A report published this month by the US-based Committee to Protect Journalists found 76 journalists were imprisoned, with the government claiming that most of them are not legitimate journalists but rather “propagandists” for the Kurdish rebel group PKK, which has been fighting the Turkish state for autonomy since 1984.
Emma Sinclair Webb, the Turkish representative of the US-based Human Rights Watch, says this mentality lies at the heart of Turkey’s anti-terror laws, and that is why so many journalists are ending up behind bars: “The anti-terror laws are so broadly written, anything can be considered as supporting terrorism and according to the law that makes you a terrorist,” she states.
An example can be made of journalist Nedim Sener, who won international journalism awards for his work, which has included investigating an alleged conspiracy by the Turkish army against the present government. In the end, he has been accused of being involved in the very conspiracy he had been investigating.
After a long spell in jail, Mr Sener blames his detention on his ongoing investigation into the 2007 murder of Turkish-Armenian journalist Hrant Dink, which is blamed on elements within the Turkish state. The government denied the charge, saying that authorities successfully caught and convicted Dink’s murderer.
The imprisonment of the high profile journalist worried the international community.
“There is absolutely no doubt, I have to say, that some of the journalists are in jail because they have written or broadcast things which are unpalatable to the government and to the authorities in this country,” stated Richard Howitt, member of the European Parliament’s Foreign Affairs Committee. However, “that is not just unpalatable to those of us in Brussels and European Union. It is unacceptable.”
The government claims it is committed to further reform, saying new legislation in parliament will address growing criticism against the jailing of journalists: “Thoughts should not be restricted by any limit,” declared deputy Prime Minister Besir Atalay on Press Freedom Day last July, acknowledging that problems still exist. “In our current legislation, we still have some regulations keeping thoughts and violence together.”
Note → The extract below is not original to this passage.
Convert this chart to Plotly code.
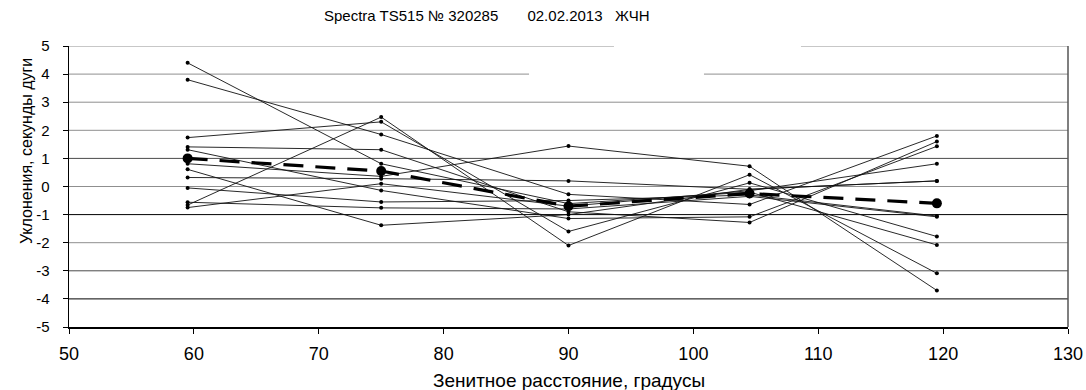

Nevertheless, the European Union criticised Ankara’s “increasing tendency to imprison journalists, media workers and distributors,” in the annual progress report on Turkey’s membership bid, published this month
The report was immediately dismissed by Ankara. “Too much emphasis was placed on isolated incidents, and dangerous generalisations were reached through these isolated incidents,” stated Ergemen Bagis, Turkey’s minister for EU relations.
“Self-censorship now is the basic instinct determining journalists behaviour when they write a news report,” says Kadri Gursel, a columnist for the Milliyet newspaper. ” For journalists the minimum threat is to be fired, the maximum is jail.”
The government says the media in Turkey is still free,but people have a different opinion. Recently, due to the situation, the country has witnessed a phenomenal rise in the alternative news through social media.
Mr Sener, only recently freed from prison, is not optimistic: “Journalists are afraid, but what is worse is that society is not talking about it, the fear has spread around the public. They are not breathing. And I see this as a very dangerous course for Turkey.